**Supplied material**

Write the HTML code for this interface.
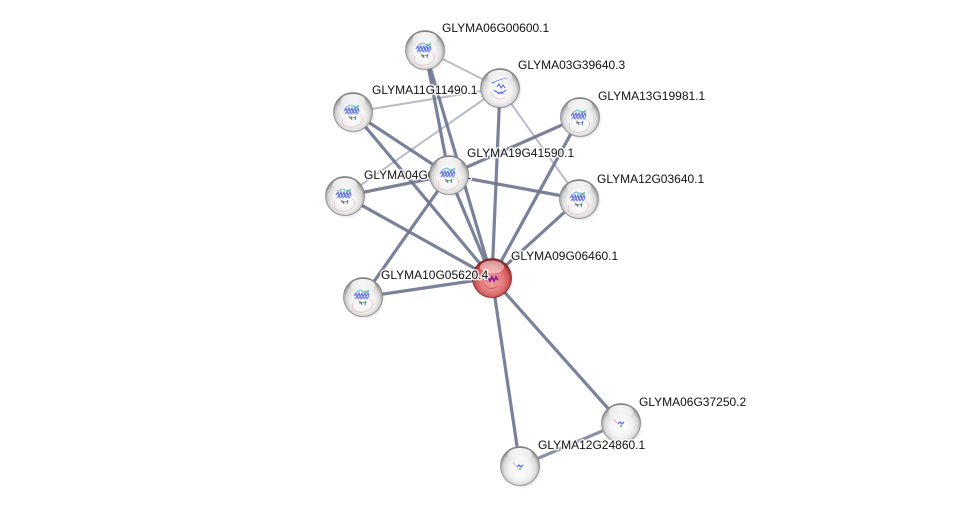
<!DOCTYPE html>
<html><head><meta charset="utf-8"><style>
html,body{margin:0;padding:0;background:#fff;}
svg{display:block;}
text{font-family:"Liberation Sans",Arial,sans-serif;font-size:12px;fill:#111;paint-order:stroke;stroke:rgba(255,255,255,0.85);stroke-width:3px;stroke-linejoin:round;}
</style></head><body>
<svg width="976" height="512" viewBox="0 0 976 512" xmlns="http://www.w3.org/2000/svg">
<defs>
<radialGradient id="gw" cx="50%" cy="55%" r="52%" fx="50%" fy="62%">
<stop offset="0" stop-color="#ffffff"/>
<stop offset="0.55" stop-color="#f3f3f3"/>
<stop offset="0.8" stop-color="#dcdcdc"/>
<stop offset="0.93" stop-color="#b0b0b0"/>
<stop offset="1" stop-color="#808080"/>
</radialGradient>
<radialGradient id="gr" cx="50%" cy="55%" r="52%" fx="50%" fy="62%">
<stop offset="0" stop-color="#f2a0a0"/>
<stop offset="0.55" stop-color="#e47c7c"/>
<stop offset="0.82" stop-color="#d05a5a"/>
<stop offset="0.94" stop-color="#aa3e3e"/>
<stop offset="1" stop-color="#7a2626"/>
</radialGradient>
<linearGradient id="hl" x1="0" y1="0" x2="0" y2="1">
<stop offset="0" stop-color="#fff" stop-opacity="0.95"/>
<stop offset="1" stop-color="#fff" stop-opacity="0.15"/>
</linearGradient>
<radialGradient id="sh" cx="50%" cy="50%" r="50%">
<stop offset="0.7" stop-color="#000" stop-opacity="0.18"/>
<stop offset="1" stop-color="#000" stop-opacity="0"/>
</radialGradient>
<g id="node">
<circle cx="1.5" cy="2" r="21" fill="url(#sh)"/>
<circle r="19.5" fill="url(#gw)" stroke="#8a8a8a" stroke-width="0.8"/>
</g>
<g id="hi">
<ellipse cx="0" cy="-11.5" rx="12.5" ry="6.5" fill="url(#hl)"/>
</g>
<g id="prot">
<path d="M-10,6 q-3,8 6,9 q8,1 12,-4 q4,-6 -2,-9" fill="none" stroke="#e8b0b0" stroke-width="0.6"/>
<path d="M-9,-1 l2,-3 l1,4 l2,-4 l1,4 l2,-4 l1,4 l2,-4 l1,4 l2,-4 l1,3" fill="none" stroke="#5d6fe0" stroke-width="1.1"/>
<path d="M-8,2 l2,-3 l1,3 l2,-3 l1,3 l2,-3 l1,3 l2,-3 l1,3 l2,-3" fill="none" stroke="#7080e8" stroke-width="1"/>
<path d="M-6,-5 q3,-3 6,-1 q3,2 6,-1" fill="none" stroke="#40b0c8" stroke-width="1"/>
<path d="M-4,4 q3,3 7,1 M1,-6 l3,2" fill="none" stroke="#4aa878" stroke-width="0.9"/>
<path d="M-2,5 l1,3 M3,4 l-1,4" stroke="#4a5ad0" stroke-width="0.9"/>
<circle cx="-3" cy="6" r="0.9" fill="#e06060"/>
<circle cx="5" cy="-6" r="0.9" fill="#40c070"/>
</g>
<g id="protS">
<path d="M-3,1 l2,-2 l2,2 l2,-2" fill="none" stroke="#5a6ee0" stroke-width="1.3"/>
<path d="M-7,-4 l3,4" stroke="#e8a0a0" stroke-width="0.7"/>
<circle cx="0" cy="3" r="1" fill="#40c070"/>
</g>
</defs>

<!-- thin light edges -->
<g stroke="#b9bdcb" stroke-width="2" fill="none">
<line x1="425" y1="50" x2="500" y2="88"/>
<line x1="500" y1="88" x2="353" y2="112"/>
<line x1="500" y1="88" x2="345" y2="196"/>
<line x1="500" y1="88" x2="579" y2="199"/>
</g>
<!-- thick edges -->
<g stroke="#6f7691" stroke-width="3.2" stroke-opacity="0.92" fill="none">
<line x1="425" y1="50" x2="449" y2="175"/>
<line x1="425" y1="50" x2="492" y2="278"/>
<line x1="500" y1="88" x2="492" y2="278"/>
<line x1="353" y1="112" x2="449" y2="175"/>
<line x1="353" y1="112" x2="492" y2="278"/>
<line x1="580" y1="117" x2="449" y2="175"/>
<line x1="580" y1="117" x2="492" y2="278"/>
<line x1="449" y1="175" x2="345" y2="196"/>
<line x1="449" y1="175" x2="579" y2="199"/>
<line x1="449" y1="175" x2="492" y2="278"/>
<line x1="449" y1="175" x2="363" y2="297"/>
<line x1="345" y1="196" x2="492" y2="278"/>
<line x1="579" y1="199" x2="492" y2="278"/>
<line x1="363" y1="297" x2="492" y2="278"/>
<line x1="492" y1="278" x2="621" y2="423"/>
<line x1="492" y1="278" x2="520" y2="466"/>
</g>
<line x1="621" y1="423" x2="520" y2="466" stroke="#8a91a9" stroke-width="3.2"/>

<!-- nodes + labels -->
<g transform="translate(345,196)"><use href="#node"/><use href="#prot"/><use href="#hi"/></g>
<text x="364" y="179">GLYMA04G01020.1</text>

<g transform="translate(425,50)"><use href="#node"/><use href="#prot"/><use href="#hi"/></g>
<text x="442" y="32">GLYMA06G00600.1</text>

<g transform="translate(353,112)"><use href="#node"/><use href="#prot"/><use href="#hi"/></g>
<text x="372" y="94">GLYMA11G11490.1</text>

<g transform="translate(500,88)"><use href="#node"/>
<path d="M-8,-5 q8,-4 16,-5" fill="none" stroke="#5a6ee0" stroke-width="1"/>
<path d="M-3,-1 l2,-3 l2,4 l2,-3 l2,3 M-2,6 l3,-2 l2,2 M-6,2 q6,6 12,0" fill="none" stroke="#5a6ee0" stroke-width="1.1"/>
<path d="M-9,4 q4,10 14,6" fill="none" stroke="#e8b0b0" stroke-width="0.6"/>
<use href="#hi"/></g>
<text x="518" y="69">GLYMA03G39640.3</text>

<g transform="translate(580,117)"><use href="#node"/><use href="#prot"/><use href="#hi"/></g>
<text x="598" y="100">GLYMA13G19981.1</text>

<g transform="translate(449,175)"><use href="#node"/><use href="#prot"/><use href="#hi"/></g>
<text x="467" y="157">GLYMA19G41590.1</text>

<g transform="translate(579,199)"><use href="#node"/><use href="#prot"/><use href="#hi"/></g>
<text x="597" y="183">GLYMA12G03640.1</text>

<g transform="translate(621,423)"><use href="#node"/><use href="#protS"/><use href="#hi"/></g>
<text x="639" y="406">GLYMA06G37250.2</text>

<g transform="translate(520,466)"><use href="#node"/><use href="#protS"/><use href="#hi"/></g>
<text x="538" y="449">GLYMA12G24860.1</text>

<g transform="translate(492,278)">
<circle cx="1.5" cy="2" r="21" fill="url(#sh)"/>
<circle r="19.5" fill="url(#gr)" stroke="#7a2a2a" stroke-width="0.8"/>
<path d="M-6,3 l2,-4 l2,4 l2,-4 l2,4 l2,-4 l2,3" fill="none" stroke="#8a2090" stroke-width="1.8"/>
<path d="M-8,6 q6,8 14,2" fill="none" stroke="#c05050" stroke-width="0.6"/>
<ellipse cx="0" cy="-11" rx="12" ry="6.5" fill="#fff" fill-opacity="0.45"/>
</g>
<text x="511" y="260">GLYMA09G06460.1</text>

<g transform="translate(363,297)"><use href="#node"/><use href="#prot"/><use href="#hi"/></g>
<text x="381" y="279">GLYMA10G05620.4</text>
</svg>
</body></html>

**Goal**
Repeat the data above exactly, but not the pictures.

**Correct output**
Write the HTML code for this interface.
<!DOCTYPE html>
<html><head><meta charset="utf-8"><style>
html,body{margin:0;padding:0;background:#fff;}
svg{display:block;}
text{font-family:"Liberation Sans",Arial,sans-serif;font-size:12px;fill:#111;paint-order:stroke;stroke:rgba(255,255,255,0.85);stroke-width:3px;stroke-linejoin:round;}
</style></head><body>
<svg width="976" height="512" viewBox="0 0 976 512" xmlns="http://www.w3.org/2000/svg">
<defs>
<radialGradient id="gw" cx="50%" cy="55%" r="52%" fx="50%" fy="62%">
<stop offset="0" stop-color="#ffffff"/>
<stop offset="0.55" stop-color="#f3f3f3"/>
<stop offset="0.8" stop-color="#dcdcdc"/>
<stop offset="0.93" stop-color="#b0b0b0"/>
<stop offset="1" stop-color="#808080"/>
</radialGradient>
<radialGradient id="gr" cx="50%" cy="55%" r="52%" fx="50%" fy="62%">
<stop offset="0" stop-color="#f2a0a0"/>
<stop offset="0.55" stop-color="#e47c7c"/>
<stop offset="0.82" stop-color="#d05a5a"/>
<stop offset="0.94" stop-color="#aa3e3e"/>
<stop offset="1" stop-color="#7a2626"/>
</radialGradient>
<linearGradient id="hl" x1="0" y1="0" x2="0" y2="1">
<stop offset="0" stop-color="#fff" stop-opacity="0.95"/>
<stop offset="1" stop-color="#fff" stop-opacity="0.15"/>
</linearGradient>
<radialGradient id="sh" cx="50%" cy="50%" r="50%">
<stop offset="0.7" stop-color="#000" stop-opacity="0.18"/>
<stop offset="1" stop-color="#000" stop-opacity="0"/>
</radialGradient>
<g id="node">
<circle cx="1.5" cy="2" r="21" fill="url(#sh)"/>
<circle r="19.5" fill="url(#gw)" stroke="#8a8a8a" stroke-width="0.8"/>
</g>
<g id="hi">
<ellipse cx="0" cy="-11.5" rx="12.5" ry="6.5" fill="url(#hl)"/>
</g>
<g id="prot">
<path d="M-10,6 q-3,8 6,9 q8,1 12,-4 q4,-6 -2,-9" fill="none" stroke="#e8b0b0" stroke-width="0.6"/>
<path d="M-9,-1 l2,-3 l1,4 l2,-4 l1,4 l2,-4 l1,4 l2,-4 l1,4 l2,-4 l1,3" fill="none" stroke="#5d6fe0" stroke-width="1.1"/>
<path d="M-8,2 l2,-3 l1,3 l2,-3 l1,3 l2,-3 l1,3 l2,-3 l1,3 l2,-3" fill="none" stroke="#7080e8" stroke-width="1"/>
<path d="M-6,-5 q3,-3 6,-1 q3,2 6,-1" fill="none" stroke="#40b0c8" stroke-width="1"/>
<path d="M-4,4 q3,3 7,1 M1,-6 l3,2" fill="none" stroke="#4aa878" stroke-width="0.9"/>
<path d="M-2,5 l1,3 M3,4 l-1,4" stroke="#4a5ad0" stroke-width="0.9"/>
<circle cx="-3" cy="6" r="0.9" fill="#e06060"/>
<circle cx="5" cy="-6" r="0.9" fill="#40c070"/>
</g>
<g id="protS">
<path d="M-3,1 l2,-2 l2,2 l2,-2" fill="none" stroke="#5a6ee0" stroke-width="1.3"/>
<path d="M-7,-4 l3,4" stroke="#e8a0a0" stroke-width="0.7"/>
<circle cx="0" cy="3" r="1" fill="#40c070"/>
</g>
</defs>

<!-- thin light edges -->
<g stroke="#b9bdcb" stroke-width="2" fill="none">
<line x1="425" y1="50" x2="500" y2="88"/>
<line x1="500" y1="88" x2="353" y2="112"/>
<line x1="500" y1="88" x2="345" y2="196"/>
<line x1="500" y1="88" x2="579" y2="199"/>
</g>
<!-- thick edges -->
<g stroke="#6f7691" stroke-width="3.2" stroke-opacity="0.92" fill="none">
<line x1="425" y1="50" x2="449" y2="175"/>
<line x1="425" y1="50" x2="492" y2="278"/>
<line x1="500" y1="88" x2="492" y2="278"/>
<line x1="353" y1="112" x2="449" y2="175"/>
<line x1="353" y1="112" x2="492" y2="278"/>
<line x1="580" y1="117" x2="449" y2="175"/>
<line x1="580" y1="117" x2="492" y2="278"/>
<line x1="449" y1="175" x2="345" y2="196"/>
<line x1="449" y1="175" x2="579" y2="199"/>
<line x1="449" y1="175" x2="492" y2="278"/>
<line x1="449" y1="175" x2="363" y2="297"/>
<line x1="345" y1="196" x2="492" y2="278"/>
<line x1="579" y1="199" x2="492" y2="278"/>
<line x1="363" y1="297" x2="492" y2="278"/>
<line x1="492" y1="278" x2="621" y2="423"/>
<line x1="492" y1="278" x2="520" y2="466"/>
</g>
<line x1="621" y1="423" x2="520" y2="466" stroke="#8a91a9" stroke-width="3.2"/>

<!-- nodes + labels -->
<g transform="translate(345,196)"><use href="#node"/><use href="#prot"/><use href="#hi"/></g>
<text x="364" y="179">GLYMA04G01020.1</text>

<g transform="translate(425,50)"><use href="#node"/><use href="#prot"/><use href="#hi"/></g>
<text x="442" y="32">GLYMA06G00600.1</text>

<g transform="translate(353,112)"><use href="#node"/><use href="#prot"/><use href="#hi"/></g>
<text x="372" y="94">GLYMA11G11490.1</text>

<g transform="translate(500,88)"><use href="#node"/>
<path d="M-8,-5 q8,-4 16,-5" fill="none" stroke="#5a6ee0" stroke-width="1"/>
<path d="M-3,-1 l2,-3 l2,4 l2,-3 l2,3 M-2,6 l3,-2 l2,2 M-6,2 q6,6 12,0" fill="none" stroke="#5a6ee0" stroke-width="1.1"/>
<path d="M-9,4 q4,10 14,6" fill="none" stroke="#e8b0b0" stroke-width="0.6"/>
<use href="#hi"/></g>
<text x="518" y="69">GLYMA03G39640.3</text>

<g transform="translate(580,117)"><use href="#node"/><use href="#prot"/><use href="#hi"/></g>
<text x="598" y="100">GLYMA13G19981.1</text>

<g transform="translate(449,175)"><use href="#node"/><use href="#prot"/><use href="#hi"/></g>
<text x="467" y="157">GLYMA19G41590.1</text>

<g transform="translate(579,199)"><use href="#node"/><use href="#prot"/><use href="#hi"/></g>
<text x="597" y="183">GLYMA12G03640.1</text>

<g transform="translate(621,423)"><use href="#node"/><use href="#protS"/><use href="#hi"/></g>
<text x="639" y="406">GLYMA06G37250.2</text>

<g transform="translate(520,466)"><use href="#node"/><use href="#protS"/><use href="#hi"/></g>
<text x="538" y="449">GLYMA12G24860.1</text>

<g transform="translate(492,278)">
<circle cx="1.5" cy="2" r="21" fill="url(#sh)"/>
<circle r="19.5" fill="url(#gr)" stroke="#7a2a2a" stroke-width="0.8"/>
<path d="M-6,3 l2,-4 l2,4 l2,-4 l2,4 l2,-4 l2,3" fill="none" stroke="#8a2090" stroke-width="1.8"/>
<path d="M-8,6 q6,8 14,2" fill="none" stroke="#c05050" stroke-width="0.6"/>
<ellipse cx="0" cy="-11" rx="12" ry="6.5" fill="#fff" fill-opacity="0.45"/>
</g>
<text x="511" y="260">GLYMA09G06460.1</text>

<g transform="translate(363,297)"><use href="#node"/><use href="#prot"/><use href="#hi"/></g>
<text x="381" y="279">GLYMA10G05620.4</text>
</svg>
</body></html>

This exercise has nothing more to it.